* WHAT TO WORK ON *
Carry none of the pictures over; set down the material below exactly.

##### MATERIAL #####

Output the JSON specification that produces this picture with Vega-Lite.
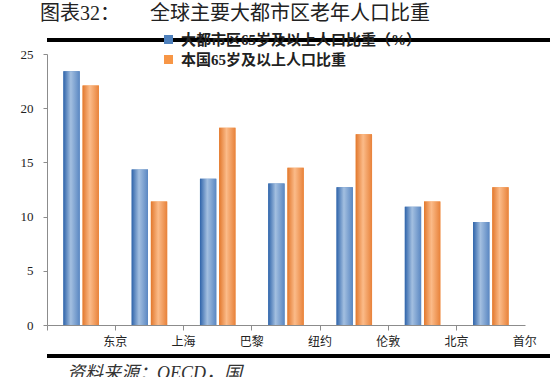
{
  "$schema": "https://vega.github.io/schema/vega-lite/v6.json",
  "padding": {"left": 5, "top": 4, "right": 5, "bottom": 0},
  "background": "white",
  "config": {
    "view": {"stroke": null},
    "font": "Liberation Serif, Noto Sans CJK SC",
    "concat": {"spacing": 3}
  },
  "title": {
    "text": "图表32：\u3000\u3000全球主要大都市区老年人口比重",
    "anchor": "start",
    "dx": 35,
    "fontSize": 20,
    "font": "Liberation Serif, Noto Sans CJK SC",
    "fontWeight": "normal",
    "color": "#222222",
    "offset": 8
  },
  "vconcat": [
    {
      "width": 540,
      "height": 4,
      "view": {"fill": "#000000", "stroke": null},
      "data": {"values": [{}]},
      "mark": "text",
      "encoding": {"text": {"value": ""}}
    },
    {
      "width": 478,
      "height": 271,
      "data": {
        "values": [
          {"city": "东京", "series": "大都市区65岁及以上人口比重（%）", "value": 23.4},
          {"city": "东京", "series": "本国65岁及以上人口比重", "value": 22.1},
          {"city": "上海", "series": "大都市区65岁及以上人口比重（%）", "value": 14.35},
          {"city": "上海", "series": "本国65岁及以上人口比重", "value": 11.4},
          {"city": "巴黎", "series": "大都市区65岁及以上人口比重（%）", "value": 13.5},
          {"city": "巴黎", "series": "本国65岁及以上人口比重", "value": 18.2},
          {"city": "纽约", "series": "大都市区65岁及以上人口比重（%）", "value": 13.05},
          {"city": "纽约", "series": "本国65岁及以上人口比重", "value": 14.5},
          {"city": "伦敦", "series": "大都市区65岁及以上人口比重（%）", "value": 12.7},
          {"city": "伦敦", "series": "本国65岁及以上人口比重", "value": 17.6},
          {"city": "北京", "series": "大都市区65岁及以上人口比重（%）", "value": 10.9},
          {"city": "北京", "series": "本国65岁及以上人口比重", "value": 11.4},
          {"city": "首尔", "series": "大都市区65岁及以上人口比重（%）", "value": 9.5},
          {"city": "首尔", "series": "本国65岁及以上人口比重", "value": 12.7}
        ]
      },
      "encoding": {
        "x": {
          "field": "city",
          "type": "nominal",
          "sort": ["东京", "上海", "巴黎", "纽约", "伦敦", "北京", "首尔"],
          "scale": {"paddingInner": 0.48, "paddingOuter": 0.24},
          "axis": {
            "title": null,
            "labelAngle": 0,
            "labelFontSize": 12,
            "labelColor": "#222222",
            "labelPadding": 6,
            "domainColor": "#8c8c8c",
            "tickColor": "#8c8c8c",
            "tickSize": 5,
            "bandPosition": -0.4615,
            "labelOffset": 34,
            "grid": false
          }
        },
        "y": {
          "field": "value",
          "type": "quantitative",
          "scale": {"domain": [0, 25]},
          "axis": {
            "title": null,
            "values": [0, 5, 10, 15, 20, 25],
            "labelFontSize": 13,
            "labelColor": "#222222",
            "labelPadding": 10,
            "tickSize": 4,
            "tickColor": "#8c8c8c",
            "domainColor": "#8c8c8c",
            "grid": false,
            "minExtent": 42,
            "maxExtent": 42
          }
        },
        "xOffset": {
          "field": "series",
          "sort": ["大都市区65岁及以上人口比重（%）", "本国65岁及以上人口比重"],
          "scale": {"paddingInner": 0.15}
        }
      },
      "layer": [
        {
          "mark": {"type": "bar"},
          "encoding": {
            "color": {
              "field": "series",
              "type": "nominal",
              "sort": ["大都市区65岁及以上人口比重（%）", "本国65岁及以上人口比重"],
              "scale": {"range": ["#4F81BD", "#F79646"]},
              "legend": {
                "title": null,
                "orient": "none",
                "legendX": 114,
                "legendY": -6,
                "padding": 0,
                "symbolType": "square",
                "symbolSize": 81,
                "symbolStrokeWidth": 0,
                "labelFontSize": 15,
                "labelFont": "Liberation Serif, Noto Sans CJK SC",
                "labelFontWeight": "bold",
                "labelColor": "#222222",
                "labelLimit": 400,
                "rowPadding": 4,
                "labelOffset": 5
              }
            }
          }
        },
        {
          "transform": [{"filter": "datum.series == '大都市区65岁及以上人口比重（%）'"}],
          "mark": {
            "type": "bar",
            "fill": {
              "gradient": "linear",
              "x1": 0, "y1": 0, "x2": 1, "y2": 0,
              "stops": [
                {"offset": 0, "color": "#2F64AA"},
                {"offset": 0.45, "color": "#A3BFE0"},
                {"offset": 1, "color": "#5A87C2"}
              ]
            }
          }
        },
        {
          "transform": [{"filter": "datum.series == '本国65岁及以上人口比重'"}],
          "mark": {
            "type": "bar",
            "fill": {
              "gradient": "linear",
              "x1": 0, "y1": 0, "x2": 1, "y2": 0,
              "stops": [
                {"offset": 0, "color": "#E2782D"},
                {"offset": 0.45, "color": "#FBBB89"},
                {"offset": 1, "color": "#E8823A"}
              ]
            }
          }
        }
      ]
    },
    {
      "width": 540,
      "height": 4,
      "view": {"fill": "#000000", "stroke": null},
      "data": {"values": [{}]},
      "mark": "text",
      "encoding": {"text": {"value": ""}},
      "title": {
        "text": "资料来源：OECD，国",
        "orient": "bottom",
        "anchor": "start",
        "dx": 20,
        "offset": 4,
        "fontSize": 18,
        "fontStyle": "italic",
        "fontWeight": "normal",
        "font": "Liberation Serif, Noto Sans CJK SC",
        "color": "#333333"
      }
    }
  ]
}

#####

* THE COMPLETED TASK *
Output the JSON specification that produces this picture with Vega-Lite.
{
  "$schema": "https://vega.github.io/schema/vega-lite/v6.json",
  "padding": {"left": 5, "top": 4, "right": 5, "bottom": 0},
  "background": "white",
  "config": {
    "view": {"stroke": null},
    "font": "Liberation Serif, Noto Sans CJK SC",
    "concat": {"spacing": 3}
  },
  "title": {
    "text": "图表32：\u3000\u3000全球主要大都市区老年人口比重",
    "anchor": "start",
    "dx": 35,
    "fontSize": 20,
    "font": "Liberation Serif, Noto Sans CJK SC",
    "fontWeight": "normal",
    "color": "#222222",
    "offset": 8
  },
  "vconcat": [
    {
      "width": 540,
      "height": 4,
      "view": {"fill": "#000000", "stroke": null},
      "data": {"values": [{}]},
      "mark": "text",
      "encoding": {"text": {"value": ""}}
    },
    {
      "width": 478,
      "height": 271,
      "data": {
        "values": [
          {"city": "东京", "series": "大都市区65岁及以上人口比重（%）", "value": 23.4},
          {"city": "东京", "series": "本国65岁及以上人口比重", "value": 22.1},
          {"city": "上海", "series": "大都市区65岁及以上人口比重（%）", "value": 14.35},
          {"city": "上海", "series": "本国65岁及以上人口比重", "value": 11.4},
          {"city": "巴黎", "series": "大都市区65岁及以上人口比重（%）", "value": 13.5},
          {"city": "巴黎", "series": "本国65岁及以上人口比重", "value": 18.2},
          {"city": "纽约", "series": "大都市区65岁及以上人口比重（%）", "value": 13.05},
          {"city": "纽约", "series": "本国65岁及以上人口比重", "value": 14.5},
          {"city": "伦敦", "series": "大都市区65岁及以上人口比重（%）", "value": 12.7},
          {"city": "伦敦", "series": "本国65岁及以上人口比重", "value": 17.6},
          {"city": "北京", "series": "大都市区65岁及以上人口比重（%）", "value": 10.9},
          {"city": "北京", "series": "本国65岁及以上人口比重", "value": 11.4},
          {"city": "首尔", "series": "大都市区65岁及以上人口比重（%）", "value": 9.5},
          {"city": "首尔", "series": "本国65岁及以上人口比重", "value": 12.7}
        ]
      },
      "encoding": {
        "x": {
          "field": "city",
          "type": "nominal",
          "sort": ["东京", "上海", "巴黎", "纽约", "伦敦", "北京", "首尔"],
          "scale": {"paddingInner": 0.48, "paddingOuter": 0.24},
          "axis": {
            "title": null,
            "labelAngle": 0,
            "labelFontSize": 12,
            "labelColor": "#222222",
            "labelPadding": 6,
            "domainColor": "#8c8c8c",
            "tickColor": "#8c8c8c",
            "tickSize": 5,
            "bandPosition": -0.4615,
            "labelOffset": 34,
            "grid": false
          }
        },
        "y": {
          "field": "value",
          "type": "quantitative",
          "scale": {"domain": [0, 25]},
          "axis": {
            "title": null,
            "values": [0, 5, 10, 15, 20, 25],
            "labelFontSize": 13,
            "labelColor": "#222222",
            "labelPadding": 10,
            "tickSize": 4,
            "tickColor": "#8c8c8c",
            "domainColor": "#8c8c8c",
            "grid": false,
            "minExtent": 42,
            "maxExtent": 42
          }
        },
        "xOffset": {
          "field": "series",
          "sort": ["大都市区65岁及以上人口比重（%）", "本国65岁及以上人口比重"],
          "scale": {"paddingInner": 0.15}
        }
      },
      "layer": [
        {
          "mark": {"type": "bar"},
          "encoding": {
            "color": {
              "field": "series",
              "type": "nominal",
              "sort": ["大都市区65岁及以上人口比重（%）", "本国65岁及以上人口比重"],
              "scale": {"range": ["#4F81BD", "#F79646"]},
              "legend": {
                "title": null,
                "orient": "none",
                "legendX": 114,
                "legendY": -6,
                "padding": 0,
                "symbolType": "square",
                "symbolSize": 81,
                "symbolStrokeWidth": 0,
                "labelFontSize": 15,
                "labelFont": "Liberation Serif, Noto Sans CJK SC",
                "labelFontWeight": "bold",
                "labelColor": "#222222",
                "labelLimit": 400,
                "rowPadding": 4,
                "labelOffset": 5
              }
            }
          }
        },
        {
          "transform": [{"filter": "datum.series == '大都市区65岁及以上人口比重（%）'"}],
          "mark": {
            "type": "bar",
            "fill": {
              "gradient": "linear",
              "x1": 0, "y1": 0, "x2": 1, "y2": 0,
              "stops": [
                {"offset": 0, "color": "#2F64AA"},
                {"offset": 0.45, "color": "#A3BFE0"},
                {"offset": 1, "color": "#5A87C2"}
              ]
            }
          }
        },
        {
          "transform": [{"filter": "datum.series == '本国65岁及以上人口比重'"}],
          "mark": {
            "type": "bar",
            "fill": {
              "gradient": "linear",
              "x1": 0, "y1": 0, "x2": 1, "y2": 0,
              "stops": [
                {"offset": 0, "color": "#E2782D"},
                {"offset": 0.45, "color": "#FBBB89"},
                {"offset": 1, "color": "#E8823A"}
              ]
            }
          }
        }
      ]
    },
    {
      "width": 540,
      "height": 4,
      "view": {"fill": "#000000", "stroke": null},
      "data": {"values": [{}]},
      "mark": "text",
      "encoding": {"text": {"value": ""}},
      "title": {
        "text": "资料来源：OECD，国",
        "orient": "bottom",
        "anchor": "start",
        "dx": 20,
        "offset": 4,
        "fontSize": 18,
        "fontStyle": "italic",
        "fontWeight": "normal",
        "font": "Liberation Serif, Noto Sans CJK SC",
        "color": "#333333"
      }
    }
  ]
}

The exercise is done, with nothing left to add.